Listing.
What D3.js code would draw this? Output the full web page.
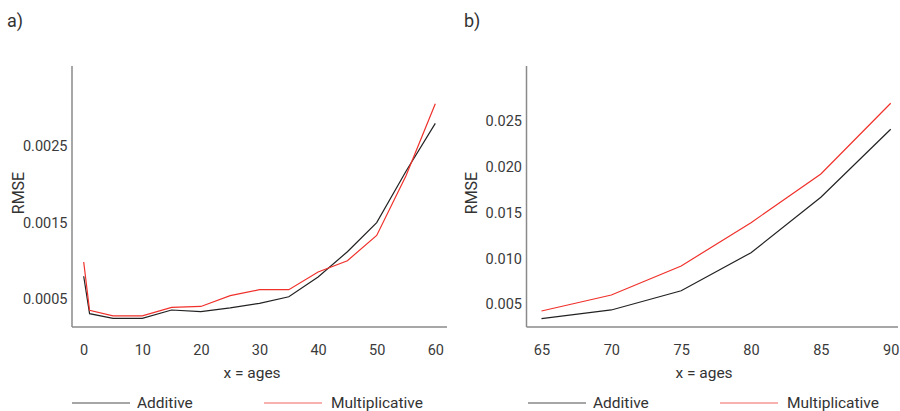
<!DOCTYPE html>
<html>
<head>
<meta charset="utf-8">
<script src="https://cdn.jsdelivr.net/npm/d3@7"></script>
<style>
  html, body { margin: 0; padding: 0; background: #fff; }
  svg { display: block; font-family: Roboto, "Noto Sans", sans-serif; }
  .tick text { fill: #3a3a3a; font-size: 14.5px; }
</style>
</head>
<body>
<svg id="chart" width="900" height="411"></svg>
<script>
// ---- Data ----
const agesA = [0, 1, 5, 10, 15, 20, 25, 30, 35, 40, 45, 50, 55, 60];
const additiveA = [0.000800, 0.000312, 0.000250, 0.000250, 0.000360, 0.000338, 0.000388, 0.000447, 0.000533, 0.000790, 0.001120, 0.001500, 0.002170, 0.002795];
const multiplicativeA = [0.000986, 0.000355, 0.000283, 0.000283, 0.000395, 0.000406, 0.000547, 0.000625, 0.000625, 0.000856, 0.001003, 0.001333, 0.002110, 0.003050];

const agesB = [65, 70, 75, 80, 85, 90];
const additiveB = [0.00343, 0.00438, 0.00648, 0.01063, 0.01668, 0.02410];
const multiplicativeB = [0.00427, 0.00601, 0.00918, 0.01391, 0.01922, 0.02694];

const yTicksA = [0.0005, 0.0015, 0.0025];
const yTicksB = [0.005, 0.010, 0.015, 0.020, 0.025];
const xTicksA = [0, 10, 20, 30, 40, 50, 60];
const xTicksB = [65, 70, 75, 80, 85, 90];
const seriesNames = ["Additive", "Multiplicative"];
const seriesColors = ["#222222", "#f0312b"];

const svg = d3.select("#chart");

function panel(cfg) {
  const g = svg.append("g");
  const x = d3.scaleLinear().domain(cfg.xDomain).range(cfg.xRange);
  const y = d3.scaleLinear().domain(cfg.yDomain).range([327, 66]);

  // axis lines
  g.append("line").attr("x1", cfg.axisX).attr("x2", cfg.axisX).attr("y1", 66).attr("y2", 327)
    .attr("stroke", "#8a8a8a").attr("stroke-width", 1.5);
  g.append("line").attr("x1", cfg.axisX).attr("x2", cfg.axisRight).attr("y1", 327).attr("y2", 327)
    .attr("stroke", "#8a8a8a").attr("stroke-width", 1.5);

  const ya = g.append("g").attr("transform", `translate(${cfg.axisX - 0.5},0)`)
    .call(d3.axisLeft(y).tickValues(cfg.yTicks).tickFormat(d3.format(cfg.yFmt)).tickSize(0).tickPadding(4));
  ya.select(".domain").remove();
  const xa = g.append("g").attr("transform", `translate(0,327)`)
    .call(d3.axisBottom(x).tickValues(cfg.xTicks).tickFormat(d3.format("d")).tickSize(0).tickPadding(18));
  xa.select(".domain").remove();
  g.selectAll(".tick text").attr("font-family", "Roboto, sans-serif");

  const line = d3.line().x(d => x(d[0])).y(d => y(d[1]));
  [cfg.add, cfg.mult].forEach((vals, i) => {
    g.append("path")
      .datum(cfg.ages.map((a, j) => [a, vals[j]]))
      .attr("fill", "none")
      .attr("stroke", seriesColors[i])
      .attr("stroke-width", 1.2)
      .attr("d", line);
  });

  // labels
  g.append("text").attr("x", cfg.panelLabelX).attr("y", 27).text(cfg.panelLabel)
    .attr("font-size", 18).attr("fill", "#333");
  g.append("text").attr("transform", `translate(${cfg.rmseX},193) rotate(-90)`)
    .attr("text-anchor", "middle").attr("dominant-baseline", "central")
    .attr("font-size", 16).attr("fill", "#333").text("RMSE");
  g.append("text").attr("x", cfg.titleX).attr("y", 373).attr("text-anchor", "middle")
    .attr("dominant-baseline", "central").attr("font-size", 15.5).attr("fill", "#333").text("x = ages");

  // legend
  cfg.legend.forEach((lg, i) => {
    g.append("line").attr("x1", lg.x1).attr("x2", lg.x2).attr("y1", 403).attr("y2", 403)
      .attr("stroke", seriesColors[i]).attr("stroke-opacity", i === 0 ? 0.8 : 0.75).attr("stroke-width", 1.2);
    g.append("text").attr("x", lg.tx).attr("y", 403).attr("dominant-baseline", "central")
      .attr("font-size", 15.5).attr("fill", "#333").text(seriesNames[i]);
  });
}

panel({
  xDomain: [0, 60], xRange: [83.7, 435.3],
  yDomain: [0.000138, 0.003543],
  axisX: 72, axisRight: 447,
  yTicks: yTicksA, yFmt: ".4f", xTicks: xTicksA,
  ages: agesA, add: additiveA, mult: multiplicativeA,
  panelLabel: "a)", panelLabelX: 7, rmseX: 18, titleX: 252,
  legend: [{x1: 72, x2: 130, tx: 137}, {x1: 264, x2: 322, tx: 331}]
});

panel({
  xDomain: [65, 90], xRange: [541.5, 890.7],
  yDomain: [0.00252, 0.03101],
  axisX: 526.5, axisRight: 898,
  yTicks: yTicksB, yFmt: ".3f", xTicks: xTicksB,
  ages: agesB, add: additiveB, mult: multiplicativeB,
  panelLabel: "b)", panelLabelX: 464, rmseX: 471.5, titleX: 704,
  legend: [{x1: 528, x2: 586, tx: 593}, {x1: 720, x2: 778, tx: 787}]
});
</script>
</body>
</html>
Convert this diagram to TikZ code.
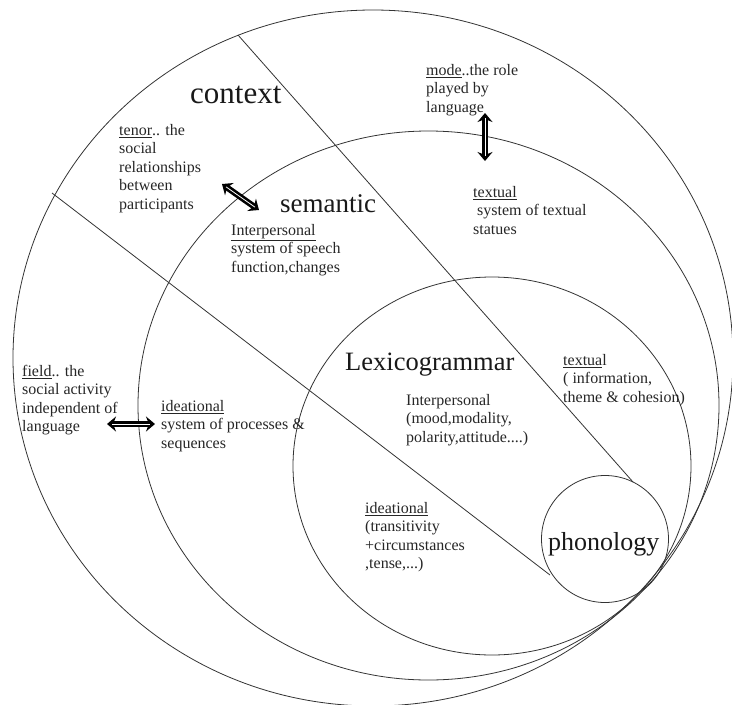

Problem to solve.
Do not include images; quote all of the entries above exactly.

Solution.
What D3.js code would draw this? Output the full web page.
<!DOCTYPE html>
<html>
<head>
<meta charset="utf-8">
<script src="https://cdn.jsdelivr.net/npm/d3@7"></script>
<style>
  html, body { margin: 0; padding: 0; background: #fff; }
  svg { display: block; font-family: Roboto, "Noto Sans", sans-serif; }
  .tick text { fill: #3a3a3a; font-size: 14.5px; }
</style>
</head>
<body>
<svg id="chart" width="900" height="411"></svg>
<script>
// ---- Data ----
const agesA = [0, 1, 5, 10, 15, 20, 25, 30, 35, 40, 45, 50, 55, 60];
const additiveA = [0.000800, 0.000312, 0.000250, 0.000250, 0.000360, 0.000338, 0.000388, 0.000447, 0.000533, 0.000790, 0.001120, 0.001500, 0.002170, 0.002795];
const multiplicativeA = [0.000986, 0.000355, 0.000283, 0.000283, 0.000395, 0.000406, 0.000547, 0.000625, 0.000625, 0.000856, 0.001003, 0.001333, 0.002110, 0.003050];

const agesB = [65, 70, 75, 80, 85, 90];
const additiveB = [0.00343, 0.00438, 0.00648, 0.01063, 0.01668, 0.02410];
const multiplicativeB = [0.00427, 0.00601, 0.00918, 0.01391, 0.01922, 0.02694];

const yTicksA = [0.0005, 0.0015, 0.0025];
const yTicksB = [0.005, 0.010, 0.015, 0.020, 0.025];
const xTicksA = [0, 10, 20, 30, 40, 50, 60];
const xTicksB = [65, 70, 75, 80, 85, 90];
const seriesNames = ["Additive", "Multiplicative"];
const seriesColors = ["#222222", "#f0312b"];

const svg = d3.select("#chart");

function panel(cfg) {
  const g = svg.append("g");
  const x = d3.scaleLinear().domain(cfg.xDomain).range(cfg.xRange);
  const y = d3.scaleLinear().domain(cfg.yDomain).range([327, 66]);

  // axis lines
  g.append("line").attr("x1", cfg.axisX).attr("x2", cfg.axisX).attr("y1", 66).attr("y2", 327)
    .attr("stroke", "#8a8a8a").attr("stroke-width", 1.5);
  g.append("line").attr("x1", cfg.axisX).attr("x2", cfg.axisRight).attr("y1", 327).attr("y2", 327)
    .attr("stroke", "#8a8a8a").attr("stroke-width", 1.5);

  const ya = g.append("g").attr("transform", `translate(${cfg.axisX - 0.5},0)`)
    .call(d3.axisLeft(y).tickValues(cfg.yTicks).tickFormat(d3.format(cfg.yFmt)).tickSize(0).tickPadding(4));
  ya.select(".domain").remove();
  const xa = g.append("g").attr("transform", `translate(0,327)`)
    .call(d3.axisBottom(x).tickValues(cfg.xTicks).tickFormat(d3.format("d")).tickSize(0).tickPadding(18));
  xa.select(".domain").remove();
  g.selectAll(".tick text").attr("font-family", "Roboto, sans-serif");

  const line = d3.line().x(d => x(d[0])).y(d => y(d[1]));
  [cfg.add, cfg.mult].forEach((vals, i) => {
    g.append("path")
      .datum(cfg.ages.map((a, j) => [a, vals[j]]))
      .attr("fill", "none")
      .attr("stroke", seriesColors[i])
      .attr("stroke-width", 1.2)
      .attr("d", line);
  });

  // labels
  g.append("text").attr("x", cfg.panelLabelX).attr("y", 27).text(cfg.panelLabel)
    .attr("font-size", 18).attr("fill", "#333");
  g.append("text").attr("transform", `translate(${cfg.rmseX},193) rotate(-90)`)
    .attr("text-anchor", "middle").attr("dominant-baseline", "central")
    .attr("font-size", 16).attr("fill", "#333").text("RMSE");
  g.append("text").attr("x", cfg.titleX).attr("y", 373).attr("text-anchor", "middle")
    .attr("dominant-baseline", "central").attr("font-size", 15.5).attr("fill", "#333").text("x = ages");

  // legend
  cfg.legend.forEach((lg, i) => {
    g.append("line").attr("x1", lg.x1).attr("x2", lg.x2).attr("y1", 403).attr("y2", 403)
      .attr("stroke", seriesColors[i]).attr("stroke-opacity", i === 0 ? 0.8 : 0.75).attr("stroke-width", 1.2);
    g.append("text").attr("x", lg.tx).attr("y", 403).attr("dominant-baseline", "central")
      .attr("font-size", 15.5).attr("fill", "#333").text(seriesNames[i]);
  });
}

panel({
  xDomain: [0, 60], xRange: [83.7, 435.3],
  yDomain: [0.000138, 0.003543],
  axisX: 72, axisRight: 447,
  yTicks: yTicksA, yFmt: ".4f", xTicks: xTicksA,
  ages: agesA, add: additiveA, mult: multiplicativeA,
  panelLabel: "a)", panelLabelX: 7, rmseX: 18, titleX: 252,
  legend: [{x1: 72, x2: 130, tx: 137}, {x1: 264, x2: 322, tx: 331}]
});

panel({
  xDomain: [65, 90], xRange: [541.5, 890.7],
  yDomain: [0.00252, 0.03101],
  axisX: 526.5, axisRight: 898,
  yTicks: yTicksB, yFmt: ".3f", xTicks: xTicksB,
  ages: agesB, add: additiveB, mult: multiplicativeB,
  panelLabel: "b)", panelLabelX: 464, rmseX: 471.5, titleX: 704,
  legend: [{x1: 528, x2: 586, tx: 593}, {x1: 720, x2: 778, tx: 787}]
});
</script>
</body>
</html>
Convert this diagram to TikZ code.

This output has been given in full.